ABD’nin başkanlarından Abraham Lincoln, bir ayakkabıcının oğluymuş. Daha senatoya ayak bastığı andan başlayarak, diğer senatörler tarafından küçük görülmüş, aşağılanmaya çalışılmış. Hele başkan seçilmesini, içlerine hiç sindirememişler. Öyle ki, başkanlık yemini edeceği ilk gün tam kürsüye çıkarken, ona karşı olan bir senatör ayağa kalkıp, Lincoln’a bir rastlantıyla başkan seçildiğini, ama sakın babasıyla birlikte evlerine gidip ayakkabı ölçülerini aldıklarını unutmamasını söylemiş. Senatör bu sözleriyle onu aşağılayacağını sanıyormuş; oysa Lincoln, hiçbir rahatsızlık duymadan konuşmasına şu sözlerle başlamış:
“Senatoda ilk konuşmamı yapmadan önce, bana babamı anımsattığınız için size minnettarım. Babam çok güzel, çok yaratıcı bir sanatçıydı. Onun kadar güzel ayakkabı yapabilen kimse yoktu. Ne yaparsam yapayım, onun sanatçılığının büyüklüğü kadar büyük bir başkan olamayacağımı çok iyi biliyorum. Ben onu asla aşamam. Bu arada, siz aristokratlara bir şey anımsatacağım. Eğer babamın yaptığı ayakkabılar ayağınızı vuruyorsa, bu sanatı onun yanında öğrendim, harika bir ayakkabıcı değilim, ama en azından ayakkabılarınızı onarabilirim. Bana haber verin, evinize gelirim.”
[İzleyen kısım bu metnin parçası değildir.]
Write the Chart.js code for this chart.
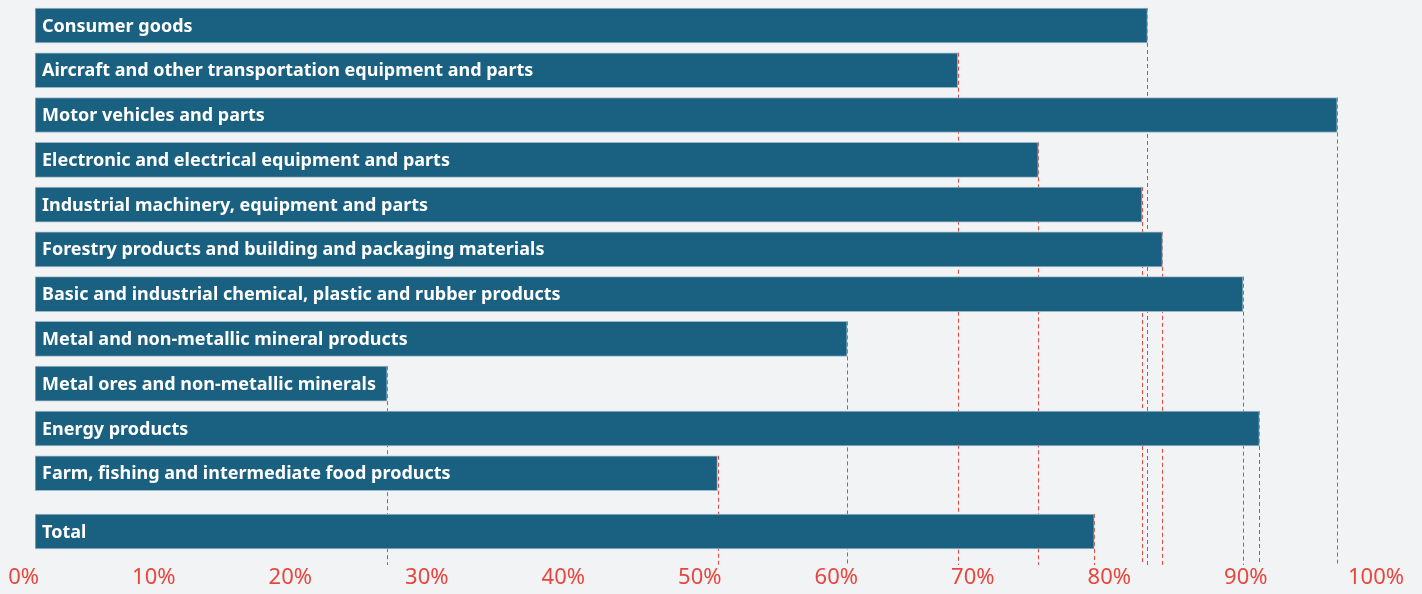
<!DOCTYPE html>
<html>
<head>
<meta charset="utf-8">
<script src="https://cdn.jsdelivr.net/npm/chart.js"></script>
<style>
  html, body { margin: 0; padding: 0; background: #f2f3f5; }
  #wrap { width: 1422px; height: 594px; position: relative; }
</style>
</head>
<body>
<div id="wrap"><canvas id="shareChart"></canvas></div>
<script>
  // categories, top to bottom; Total sits a little apart from the rest
  const categories = [
    'Consumer goods',
    'Aircraft and other transportation equipment and parts',
    'Motor vehicles and parts',
    'Electronic and electrical equipment and parts',
    'Industrial machinery, equipment and parts',
    'Forestry products and building and packaging materials',
    'Basic and industrial chemical, plastic and rubber products',
    'Metal and non-metallic mineral products',
    'Metal ores and non-metallic minerals',
    'Energy products',
    'Farm, fishing and intermediate food products',
    'Total'
  ];
  // share, percent
  const shares = [81.5, 67.6, 95.4, 73.5, 81.1, 82.6, 88.5, 59.5, 25.8, 89.7, 50.0, 77.6];
  const tickLabels = ['0%', '10%', '20%', '30%', '40%', '50%', '60%', '70%', '80%', '90%', '100%'];

  const red = '#e8453c';
  const barBlue = '#1a6080';

  // the Total row gets a small extra gap above it
  const slot = i => (i === categories.length - 1 ? i + 0.3 : i);

  const dropLines = {
    id: 'dropLines',
    beforeDatasetsDraw(chart) {
      const { ctx, chartArea } = chart;
      const bars = chart.getDatasetMeta(0).data;
      ctx.save();
      ctx.strokeStyle = red;
      ctx.lineWidth = 1;
      ctx.setLineDash([4, 3]);
      bars.forEach(bar => {
        const x = Math.round(bar.x) + 0.5;
        ctx.beginPath();
        ctx.moveTo(x, bar.y - bar.height / 2);
        ctx.lineTo(x, chartArea.bottom + 3);
        ctx.stroke();
      });
      ctx.restore();
    }
  };

  const barNames = {
    id: 'barNames',
    afterDatasetsDraw(chart) {
      const { ctx } = chart;
      const bars = chart.getDatasetMeta(0).data;
      ctx.save();
      ctx.fillStyle = '#ffffff';
      ctx.font = 'bold 18px "Noto Sans"';
      ctx.textBaseline = 'middle';
      bars.forEach((bar, i) => {
        ctx.fillText(categories[i], bar.base + 7, bar.y + 1);
      });
      ctx.restore();
    }
  };

  new Chart(document.getElementById('shareChart'), {
    type: 'bar',
    data: {
      datasets: [{
        data: shares.map((v, i) => ({ x: v, y: slot(i) })),
        backgroundColor: barBlue,
        borderColor: '#9db8c9',
        borderWidth: 1,
        borderSkipped: false,
        barThickness: 35
      }]
    },
    options: {
      indexAxis: 'y',
      responsive: true,
      maintainAspectRatio: false,
      animation: false,
      layout: { padding: { left: 35, right: 22, top: 0, bottom: 0 } },
      plugins: { legend: { display: false }, tooltip: { enabled: false } },
      scales: {
        y: {
          type: 'linear',
          display: false,
          offset: false,
          reverse: true,
          min: -0.569,
          max: 11.982
        },
        x: {
          min: 0,
          max: 100,
          grid: { display: false, drawTicks: false },
          border: { display: false },
          ticks: {
            stepSize: 10,
            align: 'end',
            labelOffset: 4,
            padding: 4,
            color: red,
            font: { family: 'Noto Sans', size: 22, lineHeight: '24px' },
            callback: (v, i) => tickLabels[i]
          }
        }
      }
    },
    plugins: [dropLines, barNames]
  });
</script>
</body>
</html>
Bu sözler üstüne senatoda büyük bir sessizlik olmuş. O anda senatörler, bu adamı küçük düşürmenin olanaksızlığını anlamışlar.
Kimi insanlar vardır, ister kendi çabalarının, ister tutkularının, isterse bir rastlantının sonucu olsun, yükseldikleri konumu sindirmekte zorlanırlar: Emekçidir işveren olmuştur, yoksuldur varsıllaşmıştır, sıradan bir üye iken bulunduğu kurumun başkanı seçilmiştir... Örnekleri çoğaltabiliriz. Çalışkanlık ve dürüstlükleri yanında, sağlam adımlarla bu basamakları çıkanlar için söyleyecek bir sözümüz olamaz. Öyle ki, ortaya koydukları her başarı ya da kendi alanlarında gösterdikleri her aşama, bu insanları mutlaka daha güçlü kılar. Onları aşağılayamaz, küçük göremezsiniz. Öyle görmeye çalışsanız bile sizi umursamaz. Çıktıkları noktayı hiç unutmadıkları ve bunun bilincinde oldukları gibi nasıl bir yol aştıklarını da çok iyi bilirler.
Tersine, bulundukları konuma ya bir miras ya da bir rastlantıyla gelenler, kendi çabalarıyla yükselenlere nedense farklı bir gözle bakabiliyorlar. Lincoln’ün yaşadığı hor görülmeyi İngiliz parlamentosunda Disraeli de yaşamıştı. Kısa zamanda güçlü kişiliğiyle kolay sindirilemeyeceğini ortaya koydu. Seçim konuşmaları sırasında dinleyicilerden biri eski ABD başkanı Andrew Johnson’a, “Terzilikten yukarıya doğru!” diye bağırıp onu aşağılamaya çalışmış. O ise soğukkanlılığını koruyarak, terzi iken de kentin en iyisi olduğunu, elbiseleri de söz verdiği zamanda teslim ettiğini söylemiş. Bu yüzden başkan olursa, aynı başarı ve dürüstlüğü sürdüreceğinin güvencesini vermiş.
Kendimize güveniyor, bulunduğumuz konumun gereklerini bilgi ve çabalarımızla yerine getirebileceğimize inanıyorsak, her güçlüğü yenebildiğimiz gibi, kimse de bizi küçük düşüremez!